Multivariate Inverse Functions: Understanding Equations with Multiple Variables

[IniquiTrance]

Homework Statement

If I am asked to find the inverse functions of two functions:

a=f(x, y)
b=g(x,y)

Does this mean find the two equations:

x=m(a, b)
y=n(a,b)

If so, how do m, and n compare to f and g? Inverses of single variables mirror their inverse on a graph. How does this work with multiple variables?

Thanks!

Homework Equations

The Attempt at a Solution

 

[Mark44]

Since f and g map R² to R, their inverses would have to map R to R². IOW, you would have (x, y) = f^-1(a). Same for g^-1.

EDIT: On second thought, I don't think it even makes sense to talk about the inverse of a function from R² to R.

 

[IniquiTrance]

Hmm, not sure exactly what you mean.

I'm trying to get the inverse functions of the first two functions of x and y, f and g, which my text states to simply manipulate the equations and solve for x and y as functions of a and b.
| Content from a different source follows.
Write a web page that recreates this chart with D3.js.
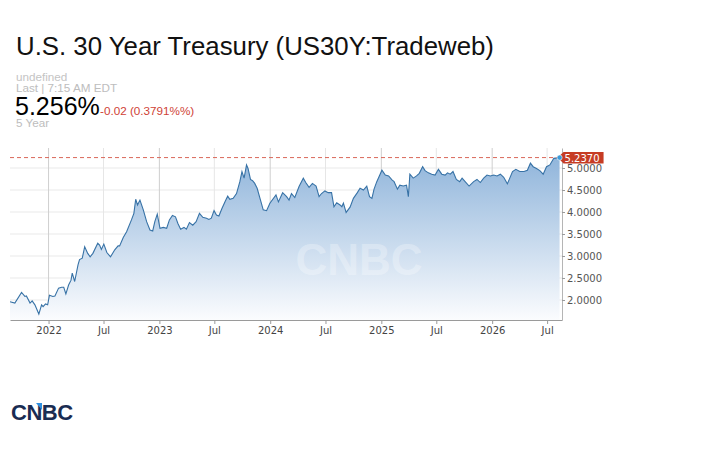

Supposedly these new equations are the inverse functions.

Is this correct?

I'm also wondering, when dealing with a single variable function, we end up interchanging variables which is something not done above. Why are they inverses then?

 

[Mark44]

How about giving us the exact problem?

BTW, the whole business of switching variable names is highly overrated, IMO. If you have a one-to-one function f, such that y = f(x), then the inverse relationship is x = f^-1(y). The graphs of y = f(x) and x = f^-1(y) are exactly the same.

For example, log functions in a particular base and exponential functions in the same base are related as described above. If y = log x, then x = 10^y, and both these equations have the same graph. The two equations are merely two ways of saying the exact same thing. The business of switching variables so that you get two different graphs obscures what is IMO the most important concept of functions and their inverses -- providing a way to take an equation in the form y = f(x) and solve it for x in terms of y.

 

[IniquiTrance]

I'm asked to find the inverses of:

u=f(x, y)=e^xcos y
v=g(x,y)= e^xsin y

The inverses should be:

x=f^-1(u, v)
y=g^-1(u, v)

So far I've gotten:

y = arctan (v/u)

x = Ln\frac{u}{cos (arctan \frac{v}{u})}

I'll be taking the Jacobian of this, so the more I can simplify it the better.

 

[vela]

Try adding the squares of u and v together to solve for x. You'll get a nicer expression for x.

 

[IniquiTrance]

Hi Vela,

I'm an idiot though, it was sin/cos y as updated above. Thanks though.

 

[vela]

Yeah, I figured as much, but my hint still works.

 

[IniquiTrance]

Wow, thanks so much for that!

 

[vela]

It's better to think of it as

\begin{pmatrix}u\\v\end{pmatrix}=f\begin{pmatrix}x\\y\end{pmatrix}

and

\begin{pmatrix}x\\y\end{pmatrix}=f^{-1}\begin{pmatrix}u\\v\end{pmatrix}

As Mark44 noted above, with the individual functions, you can't find inverses because they're not one-to-one. Generally, curves in R2 will map to a single point in R, so the inverse relation isn't a function.

 

[IniquiTrance]

I'm not sure I follow... Is that combinatorial notation?

 

[Mark44]

No, it's vector notation.

 

[vela]

Yeah, it's vector notation. You can think of it as one mapping from R² to R², rather than two individual mappings from R² to R. The mapping you have for this problem, for instance, maps vertical lines in the xy-plane to circles in the uv-plane.